Right now I am obsessed with the song "You Are Loved" by Josh Groban. I can't stop listening to it. It makes my heart warm, and that is always a good feeling :)

I have finally concluded that I do not take very good care of myself, and I definitely need to change that. I get sick too often. I never eat lunch, I don't wear warm clothes, I eat unhealthy, and I don't go to sleep 'til after midnight. That is going to change now, as I sit here and eat candy. Whoops. Once this bag of sour lips is gone I am done! Chances are I am going to take that back.

Have a good day, and make good choices.

Wuv,
Al Pal

Thursday, January 6, 2011

What can ya do?

The semester has started and I am definitely not ready to work hard and have my butt kicked again. That's life. I am feeling so many emotions right now. I am such a girl and I hate it. My mind is never at peace. I hope I am not the only one who does this.

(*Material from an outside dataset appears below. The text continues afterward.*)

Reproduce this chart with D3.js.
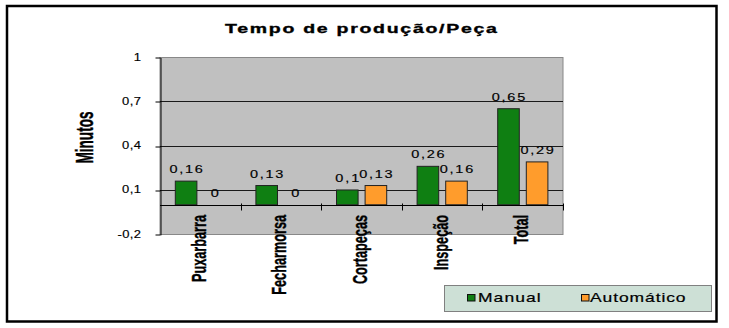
<!DOCTYPE html>
<html><head><meta charset="utf-8">
<script src="https://cdn.jsdelivr.net/npm/d3@7"></script>
<style>html,body{margin:0;padding:0;background:#fff;} svg{display:block;font-family:"Liberation Sans",Arial,sans-serif;}</style>
</head><body><svg id="c" width="729" height="328"></svg>
<script>
const categories = ["Puxarbarra", "Fecharmorsa", "Cortapeças", "Inspeção", "Total"];
const seriesNames = ["Manual", "Automático"];
const manualValues = [0.16, 0.13, 0.1, 0.26, 0.65];
const automaticoValues = [0, 0, 0.13, 0.16, 0.29];
const yTicks = [-0.2, 0.1, 0.4, 0.7, 1];
const titleText = "Tempo de produção/Peça";
const yAxisTitle = "Minutos";
const seriesColors = ["#0f7f12", "#ff9c2c"];

const seriesValues = [manualValues, automaticoValues];
const fmt = v => String(v).replace(".", ",");

const svg = d3.select("#c");
const P = {left: 160, right: 563, top: 57, bottom: 234.3};

const y = d3.scaleLinear().domain([-0.2, 1]).range([P.bottom, P.top]);
const x0 = d3.scaleBand().domain(categories).range([P.left, P.right]).paddingInner(0).paddingOuter(0);
const x1 = d3.scaleBand().domain(seriesNames).range([15.3, 65.5]).paddingInner(0.245).paddingOuter(0);
const px = v => Math.round(v) + 0.5;

function wideText(parent, x, yy, txt, o) {
  const g = parent.append("g").attr("transform", `translate(${x},${yy}) scale(${o.gs},1)`);
  const t = g.append("text").attr("x", 0).attr("y", 0)
    .attr("text-anchor", o.anchor || "start")
    .attr("font-size", o.size).attr("font-weight", o.weight || "normal")
    .attr("fill", "#000").attr("stroke", "#000").attr("stroke-width", o.sw || 0.15).text(txt);
  const w = t.node().getComputedTextLength();
  if (o.factor && txt.length > 1) t.attr("textLength", w * o.factor / o.gs).attr("lengthAdjust", "spacing");
  return t;
}
function rotText(parent, x, yy, txt, o) {
  parent.append("text")
    .attr("transform", `translate(${x},${yy}) rotate(-90) scale(1,${o.hs})`)
    .attr("text-anchor", o.anchor).attr("font-size", o.size).attr("font-weight", "bold")
    .attr("fill", "#000").attr("stroke", "#000").attr("stroke-width", 0.25).text(txt);
}

// outer frame
svg.append("rect").attr("x", 7).attr("y", 6).attr("width", 709.5).attr("height", 315.5)
  .attr("fill", "#fff").attr("stroke", "#000").attr("stroke-width", 2.5);

// title
wideText(svg, 361, 33, titleText, {anchor: "middle", size: 13, weight: "bold", gs: 1.5, factor: 1.73, sw: 0.35});

// plot background
svg.append("rect").attr("x", P.left).attr("y", px(y(1))).attr("width", P.right - P.left).attr("height", px(y(-0.2)) - px(y(1)))
  .attr("fill", "#c0c0c0").attr("stroke", "#888").attr("stroke-width", 1);

// gridlines
svg.append("g").selectAll("line").data(yTicks.filter(v => v > -0.2 && v < 1)).join("line")
  .attr("x1", P.left).attr("x2", P.right).attr("y1", d => px(y(d))).attr("y2", d => px(y(d)))
  .attr("stroke", "#1a1a1a").attr("stroke-width", 1);

// y axis
const yAxis = svg.append("g").attr("transform", `translate(${P.left + 0.5},0.5)`)
  .call(d3.axisLeft(y).tickValues(yTicks).tickSize(5).tickSizeOuter(0).tickFormat(""));
yAxis.selectAll("line").attr("stroke", "#000").attr("transform", d => `translate(0,${px(y(d)) - 0.5 - y(d)})`);
yAxis.select(".domain").attr("stroke", "#000");
yTicks.forEach(v => wideText(svg, 141, y(v) + 3.5, fmt(v), {anchor: "end", size: 10, gs: 1.3, factor: 1.37}));

// y axis title
rotText(svg, 93, 137.5, yAxisTitle, {anchor: "middle", size: 13.6, hs: 1.7});

// bars
const groups = svg.append("g").selectAll("g").data(categories).join("g")
  .attr("transform", c => `translate(${x0(c)},0)`);
groups.selectAll("rect").data((c, i) => seriesNames.map((s, j) => ({s, j, v: seriesValues[j][i]}))).join("rect")
  .attr("x", d => x1(d.s)).attr("width", x1.bandwidth())
  .attr("y", d => y(Math.max(d.v, 0))).attr("height", d => Math.abs(y(d.v) - y(0)))
  .attr("fill", d => seriesColors[d.j]).attr("stroke", "#222").attr("stroke-width", 1);

// category axis at 0
const y0 = px(y(0));
svg.append("line").attr("x1", P.left).attr("x2", P.right).attr("y1", y0).attr("y2", y0).attr("stroke", "#000");
const bounds = categories.slice(1).map(c => x0(c)).concat([P.right]);
svg.append("g").selectAll("line").data(bounds).join("line")
  .attr("x1", d => px(d)).attr("x2", d => px(d)).attr("y1", y0 - 2).attr("y2", y0 + 5).attr("stroke", "#000");

// data labels
categories.forEach((c, i) => {
  seriesNames.forEach((s, j) => {
    const v = seriesValues[j][i];
    wideText(svg, x0(c) + x1(s) + x1.bandwidth() / 2, y(v) - 8, fmt(v), {anchor: "middle", size: 10, gs: 1.45, factor: 1.72});
  });
});

// category labels
categories.forEach(c => rotText(svg, x0(c) + x0.bandwidth() / 2 + 5.5, 215, c, {anchor: "end", size: 12.7, hs: 1.62}));

// legend
const lg = svg.append("g");
lg.append("rect").attr("x", 444.5).attr("y", 285.5).attr("width", 267).attr("height", 26)
  .attr("fill", "#cde0d6").attr("stroke", "#808080");
const legendPos = [{sx: 467, tx: 478}, {sx: 581, tx: 590}];
seriesNames.forEach((s, j) => {
  lg.append("rect").attr("x", legendPos[j].sx + 0.5).attr("y", 294.5).attr("width", 7.5).attr("height", 6.5)
    .attr("fill", seriesColors[j]).attr("stroke", "#111");
  wideText(lg, legendPos[j].tx, 302, s, {anchor: "start", size: 12.5, gs: 1.4, factor: 1.53, sw: 0.2});
});
</script></body></html>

In other news, BYU basketball won last night. Boo yah, it was awesome. I love BYU basketball. Jimmer is unstoppable.

My sister came down to visit me on Tuesday. That was fun. I always have a good laugh with her. We are just so silly.

I don't have a lot to say and that is depressing because usually my life is super exciting and I have too much to write! Oh well, just a short post for tonight.

I am happy, and you should be happy too.


<3 Allie

Sunday, January 2, 2011

Sick

Today has been a terrible day! I got home from Christmas training last night and felt horrible. I thought I just needed some sleep but apparently not. I feel even worse today. I didn't get out of bed to do anything, and the worst part is that no one can take care of me :( I have a fever, sore throat, the chills, headache, body aches. I hope this goes away soon because the semester starts Tuesday and I can't miss classes! All I have been doing is sleeping and taking hot showers because I am so cold all the time.

Other than how I am feeling right now, I had a good week of training with my team! It was really tough, but I also had a lot of fun with everyone. I got a good tan, and partied big in San Diego. Just kidding about the partying, but I loved being in San Diego.

Well, not too much to blog about today. Enjoy your life.